RAW DATA:
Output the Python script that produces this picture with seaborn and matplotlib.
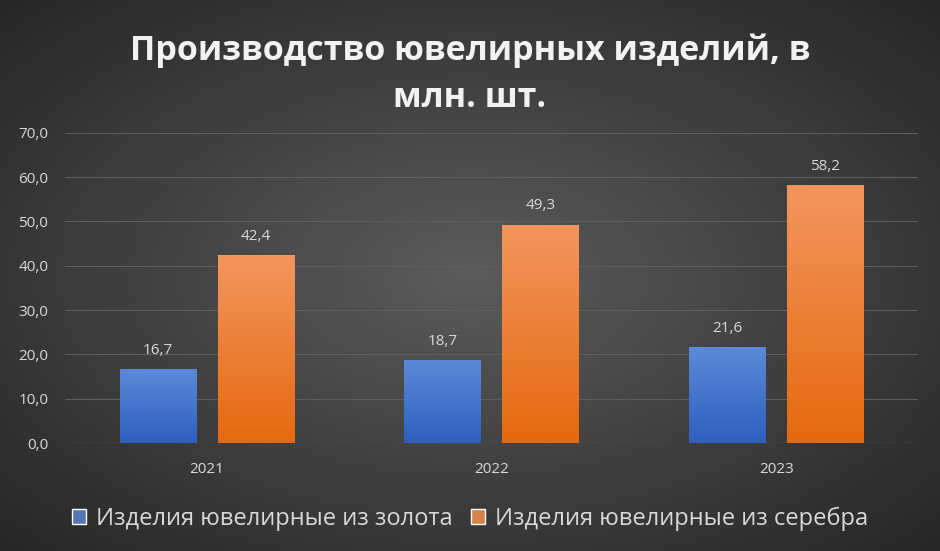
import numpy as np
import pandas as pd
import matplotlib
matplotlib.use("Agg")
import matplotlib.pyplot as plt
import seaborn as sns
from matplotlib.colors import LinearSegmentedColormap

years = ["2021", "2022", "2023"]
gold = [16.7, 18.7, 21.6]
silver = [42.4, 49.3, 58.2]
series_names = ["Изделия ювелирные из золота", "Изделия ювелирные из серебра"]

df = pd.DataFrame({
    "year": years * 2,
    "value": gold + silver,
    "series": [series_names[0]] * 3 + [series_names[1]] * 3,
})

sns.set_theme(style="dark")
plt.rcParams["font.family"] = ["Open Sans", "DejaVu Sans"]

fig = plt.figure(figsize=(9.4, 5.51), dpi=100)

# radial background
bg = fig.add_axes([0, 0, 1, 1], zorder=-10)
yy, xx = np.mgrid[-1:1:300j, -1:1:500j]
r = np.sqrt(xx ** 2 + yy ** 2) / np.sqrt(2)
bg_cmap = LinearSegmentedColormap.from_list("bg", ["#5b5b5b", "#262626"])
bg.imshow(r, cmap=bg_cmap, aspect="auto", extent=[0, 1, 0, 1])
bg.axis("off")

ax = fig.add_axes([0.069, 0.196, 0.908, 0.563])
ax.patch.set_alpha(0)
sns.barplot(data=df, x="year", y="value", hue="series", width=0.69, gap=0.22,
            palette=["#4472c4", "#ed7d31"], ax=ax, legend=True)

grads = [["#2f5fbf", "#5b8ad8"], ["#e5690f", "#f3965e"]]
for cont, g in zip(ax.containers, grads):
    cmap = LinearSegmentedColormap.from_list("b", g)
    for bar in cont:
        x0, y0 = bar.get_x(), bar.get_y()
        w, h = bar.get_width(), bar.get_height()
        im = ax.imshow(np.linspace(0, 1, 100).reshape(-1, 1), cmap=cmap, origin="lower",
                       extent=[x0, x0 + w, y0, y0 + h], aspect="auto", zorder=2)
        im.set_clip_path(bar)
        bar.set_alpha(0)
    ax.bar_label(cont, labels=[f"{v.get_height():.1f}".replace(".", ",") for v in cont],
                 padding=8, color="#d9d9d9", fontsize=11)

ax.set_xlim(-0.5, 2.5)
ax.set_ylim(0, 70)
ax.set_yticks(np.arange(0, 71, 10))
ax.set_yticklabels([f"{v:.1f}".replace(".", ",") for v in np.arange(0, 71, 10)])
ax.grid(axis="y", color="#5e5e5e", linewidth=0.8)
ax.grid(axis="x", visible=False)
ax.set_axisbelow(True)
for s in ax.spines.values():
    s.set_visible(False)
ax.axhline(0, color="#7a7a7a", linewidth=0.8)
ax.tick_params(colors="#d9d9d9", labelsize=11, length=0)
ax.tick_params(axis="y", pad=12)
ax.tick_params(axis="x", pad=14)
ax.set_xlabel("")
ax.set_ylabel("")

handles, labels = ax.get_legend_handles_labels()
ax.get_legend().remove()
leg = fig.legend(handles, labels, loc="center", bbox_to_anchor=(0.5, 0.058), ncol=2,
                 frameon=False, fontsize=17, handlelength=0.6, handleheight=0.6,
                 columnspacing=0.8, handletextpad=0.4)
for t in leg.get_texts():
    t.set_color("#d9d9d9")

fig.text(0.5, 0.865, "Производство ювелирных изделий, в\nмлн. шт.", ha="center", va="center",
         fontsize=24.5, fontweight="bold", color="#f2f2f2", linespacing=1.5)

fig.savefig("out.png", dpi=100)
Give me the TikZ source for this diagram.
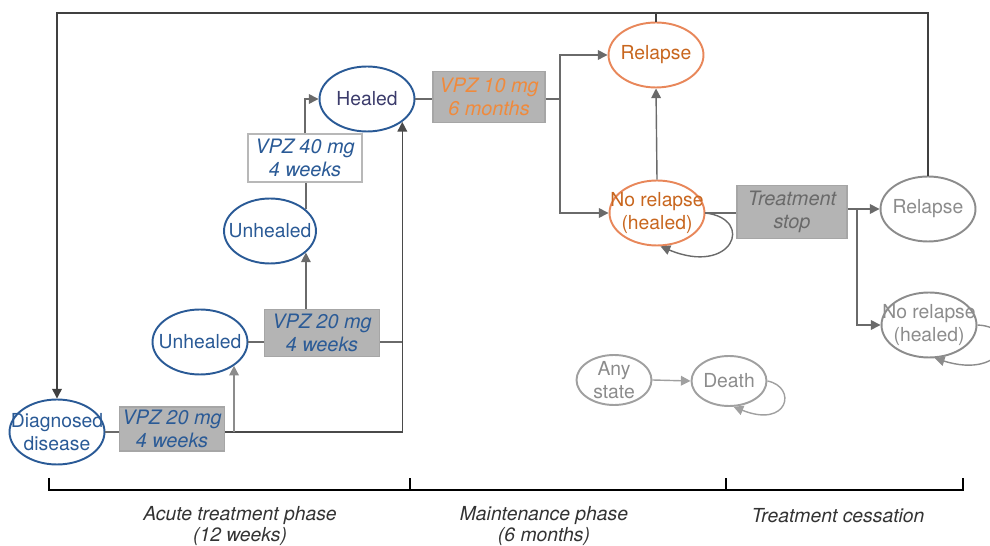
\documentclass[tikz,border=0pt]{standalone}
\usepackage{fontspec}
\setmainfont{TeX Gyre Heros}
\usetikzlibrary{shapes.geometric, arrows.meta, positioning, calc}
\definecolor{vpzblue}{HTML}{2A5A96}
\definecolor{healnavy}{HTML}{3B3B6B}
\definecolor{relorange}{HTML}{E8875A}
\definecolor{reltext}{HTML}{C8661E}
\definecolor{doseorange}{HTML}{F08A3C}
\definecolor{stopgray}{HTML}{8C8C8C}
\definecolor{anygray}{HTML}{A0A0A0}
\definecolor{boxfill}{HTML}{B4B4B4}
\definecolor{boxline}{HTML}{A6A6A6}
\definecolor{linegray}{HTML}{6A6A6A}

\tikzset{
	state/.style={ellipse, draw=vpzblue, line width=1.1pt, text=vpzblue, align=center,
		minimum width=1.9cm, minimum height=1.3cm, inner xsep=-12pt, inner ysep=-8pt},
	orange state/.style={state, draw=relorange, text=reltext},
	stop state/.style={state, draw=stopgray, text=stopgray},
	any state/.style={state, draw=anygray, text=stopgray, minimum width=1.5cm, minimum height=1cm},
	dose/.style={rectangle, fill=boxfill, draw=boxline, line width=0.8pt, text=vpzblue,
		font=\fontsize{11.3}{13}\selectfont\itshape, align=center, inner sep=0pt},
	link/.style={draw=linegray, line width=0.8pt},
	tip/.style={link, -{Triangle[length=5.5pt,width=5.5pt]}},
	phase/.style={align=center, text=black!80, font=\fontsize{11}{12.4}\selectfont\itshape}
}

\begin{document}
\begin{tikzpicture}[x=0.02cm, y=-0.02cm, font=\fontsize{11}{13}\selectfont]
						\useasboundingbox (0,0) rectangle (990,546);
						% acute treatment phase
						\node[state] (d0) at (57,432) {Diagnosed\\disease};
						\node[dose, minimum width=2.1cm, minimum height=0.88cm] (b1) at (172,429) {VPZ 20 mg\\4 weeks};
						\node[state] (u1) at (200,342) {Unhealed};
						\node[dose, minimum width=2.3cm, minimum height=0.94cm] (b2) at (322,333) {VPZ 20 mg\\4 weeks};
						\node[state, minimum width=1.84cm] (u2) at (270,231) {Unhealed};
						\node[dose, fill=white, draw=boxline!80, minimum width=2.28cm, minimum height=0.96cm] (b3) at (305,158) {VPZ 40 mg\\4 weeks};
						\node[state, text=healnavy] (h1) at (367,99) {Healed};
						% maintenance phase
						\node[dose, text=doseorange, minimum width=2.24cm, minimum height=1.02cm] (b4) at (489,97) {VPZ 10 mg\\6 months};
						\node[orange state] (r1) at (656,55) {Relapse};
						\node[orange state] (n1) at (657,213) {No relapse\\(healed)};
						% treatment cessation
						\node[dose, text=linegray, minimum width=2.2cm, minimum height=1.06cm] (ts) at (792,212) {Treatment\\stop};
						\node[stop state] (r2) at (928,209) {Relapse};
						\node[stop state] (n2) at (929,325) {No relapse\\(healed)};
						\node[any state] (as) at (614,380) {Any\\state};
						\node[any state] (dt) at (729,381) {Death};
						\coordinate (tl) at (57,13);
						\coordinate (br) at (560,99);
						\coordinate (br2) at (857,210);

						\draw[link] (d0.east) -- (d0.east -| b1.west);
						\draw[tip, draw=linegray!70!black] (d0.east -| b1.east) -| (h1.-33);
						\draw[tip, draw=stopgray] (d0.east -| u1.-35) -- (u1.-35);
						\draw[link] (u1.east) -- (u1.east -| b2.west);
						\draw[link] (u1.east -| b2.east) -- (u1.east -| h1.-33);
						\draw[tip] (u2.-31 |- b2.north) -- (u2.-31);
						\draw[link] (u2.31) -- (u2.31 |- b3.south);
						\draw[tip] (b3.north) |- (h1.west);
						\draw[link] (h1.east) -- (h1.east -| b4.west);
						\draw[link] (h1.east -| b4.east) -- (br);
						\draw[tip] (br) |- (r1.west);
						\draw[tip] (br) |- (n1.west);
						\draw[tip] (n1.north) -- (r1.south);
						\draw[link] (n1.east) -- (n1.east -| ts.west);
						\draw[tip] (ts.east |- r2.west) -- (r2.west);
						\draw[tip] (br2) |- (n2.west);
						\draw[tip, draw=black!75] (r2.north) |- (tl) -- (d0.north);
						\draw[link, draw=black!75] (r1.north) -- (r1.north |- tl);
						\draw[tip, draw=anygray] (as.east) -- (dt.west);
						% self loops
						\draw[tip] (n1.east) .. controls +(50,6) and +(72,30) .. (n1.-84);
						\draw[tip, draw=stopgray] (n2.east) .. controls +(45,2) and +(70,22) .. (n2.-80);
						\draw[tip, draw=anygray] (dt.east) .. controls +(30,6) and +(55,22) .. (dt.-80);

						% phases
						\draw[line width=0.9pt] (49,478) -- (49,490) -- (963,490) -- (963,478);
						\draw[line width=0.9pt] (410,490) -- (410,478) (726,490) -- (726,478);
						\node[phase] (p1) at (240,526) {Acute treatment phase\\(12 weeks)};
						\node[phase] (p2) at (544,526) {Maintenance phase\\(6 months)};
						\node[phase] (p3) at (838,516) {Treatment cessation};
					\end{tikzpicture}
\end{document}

--

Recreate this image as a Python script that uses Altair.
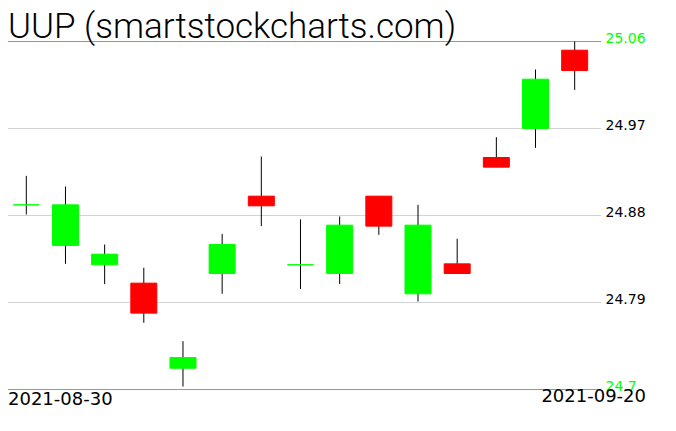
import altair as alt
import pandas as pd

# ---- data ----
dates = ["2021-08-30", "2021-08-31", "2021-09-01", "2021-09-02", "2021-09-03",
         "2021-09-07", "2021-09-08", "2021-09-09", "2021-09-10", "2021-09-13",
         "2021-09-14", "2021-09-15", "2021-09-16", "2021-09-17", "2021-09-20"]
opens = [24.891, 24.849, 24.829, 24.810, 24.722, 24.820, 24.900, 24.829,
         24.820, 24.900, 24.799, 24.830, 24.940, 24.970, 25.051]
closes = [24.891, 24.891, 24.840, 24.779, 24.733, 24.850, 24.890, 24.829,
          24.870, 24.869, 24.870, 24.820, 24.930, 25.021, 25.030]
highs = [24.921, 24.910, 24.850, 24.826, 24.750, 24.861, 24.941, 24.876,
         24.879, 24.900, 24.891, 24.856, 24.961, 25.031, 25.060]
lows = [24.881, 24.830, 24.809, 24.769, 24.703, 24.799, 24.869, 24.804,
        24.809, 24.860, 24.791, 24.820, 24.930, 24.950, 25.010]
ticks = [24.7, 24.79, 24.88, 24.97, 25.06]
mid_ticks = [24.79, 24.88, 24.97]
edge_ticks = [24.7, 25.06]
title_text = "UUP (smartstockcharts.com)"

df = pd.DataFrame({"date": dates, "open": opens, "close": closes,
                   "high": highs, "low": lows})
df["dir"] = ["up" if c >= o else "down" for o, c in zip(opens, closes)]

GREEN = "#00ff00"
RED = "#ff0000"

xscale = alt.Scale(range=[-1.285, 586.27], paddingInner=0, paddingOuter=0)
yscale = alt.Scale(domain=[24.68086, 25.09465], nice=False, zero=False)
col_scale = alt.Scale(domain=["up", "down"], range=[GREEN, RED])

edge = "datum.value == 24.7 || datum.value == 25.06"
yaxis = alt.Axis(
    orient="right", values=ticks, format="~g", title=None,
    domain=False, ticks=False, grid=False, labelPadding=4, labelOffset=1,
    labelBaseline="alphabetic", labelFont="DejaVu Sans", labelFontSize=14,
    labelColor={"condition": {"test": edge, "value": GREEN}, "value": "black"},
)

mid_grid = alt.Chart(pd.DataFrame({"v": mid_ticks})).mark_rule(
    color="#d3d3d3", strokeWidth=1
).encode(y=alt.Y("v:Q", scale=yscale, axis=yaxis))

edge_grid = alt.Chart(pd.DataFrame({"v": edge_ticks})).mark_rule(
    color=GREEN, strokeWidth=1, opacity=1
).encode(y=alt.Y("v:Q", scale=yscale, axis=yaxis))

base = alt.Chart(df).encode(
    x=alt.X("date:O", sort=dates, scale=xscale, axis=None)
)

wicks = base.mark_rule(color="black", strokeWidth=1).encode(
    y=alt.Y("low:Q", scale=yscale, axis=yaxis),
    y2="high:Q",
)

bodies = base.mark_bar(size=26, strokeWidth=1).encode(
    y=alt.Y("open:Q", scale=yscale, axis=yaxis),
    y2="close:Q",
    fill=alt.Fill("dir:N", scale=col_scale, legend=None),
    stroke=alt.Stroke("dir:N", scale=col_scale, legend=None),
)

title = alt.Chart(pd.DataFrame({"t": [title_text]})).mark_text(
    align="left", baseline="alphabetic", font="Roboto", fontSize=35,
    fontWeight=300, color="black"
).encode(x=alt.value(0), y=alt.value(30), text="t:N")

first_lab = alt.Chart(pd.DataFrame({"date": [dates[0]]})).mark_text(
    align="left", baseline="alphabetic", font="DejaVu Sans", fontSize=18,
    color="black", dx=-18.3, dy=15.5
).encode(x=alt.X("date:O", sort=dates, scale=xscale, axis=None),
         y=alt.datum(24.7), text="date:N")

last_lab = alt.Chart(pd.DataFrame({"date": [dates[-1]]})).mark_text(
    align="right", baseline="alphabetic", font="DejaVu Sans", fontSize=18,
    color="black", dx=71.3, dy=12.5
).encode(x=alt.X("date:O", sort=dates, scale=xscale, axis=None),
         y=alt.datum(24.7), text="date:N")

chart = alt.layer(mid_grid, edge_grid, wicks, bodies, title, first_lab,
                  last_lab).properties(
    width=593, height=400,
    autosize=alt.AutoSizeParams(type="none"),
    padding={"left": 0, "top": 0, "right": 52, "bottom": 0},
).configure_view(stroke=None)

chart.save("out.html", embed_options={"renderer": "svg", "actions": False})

WHAT THIS TASK INVOLVES:
Within the listing above, extract exactly the lines that run from the one containing "Output the Python" through the one containing "fig = plt.figure(figsize=(9.4, 5.51), dpi=100)", excluding any pictures.

PROBLEM SOLUTION:
Output the Python script that produces this picture with seaborn and matplotlib.
import numpy as np
import pandas as pd
import matplotlib
matplotlib.use("Agg")
import matplotlib.pyplot as plt
import seaborn as sns
from matplotlib.colors import LinearSegmentedColormap

years = ["2021", "2022", "2023"]
gold = [16.7, 18.7, 21.6]
silver = [42.4, 49.3, 58.2]
series_names = ["Изделия ювелирные из золота", "Изделия ювелирные из серебра"]

df = pd.DataFrame({
    "year": years * 2,
    "value": gold + silver,
    "series": [series_names[0]] * 3 + [series_names[1]] * 3,
})

sns.set_theme(style="dark")
plt.rcParams["font.family"] = ["Open Sans", "DejaVu Sans"]

fig = plt.figure(figsize=(9.4, 5.51), dpi=100)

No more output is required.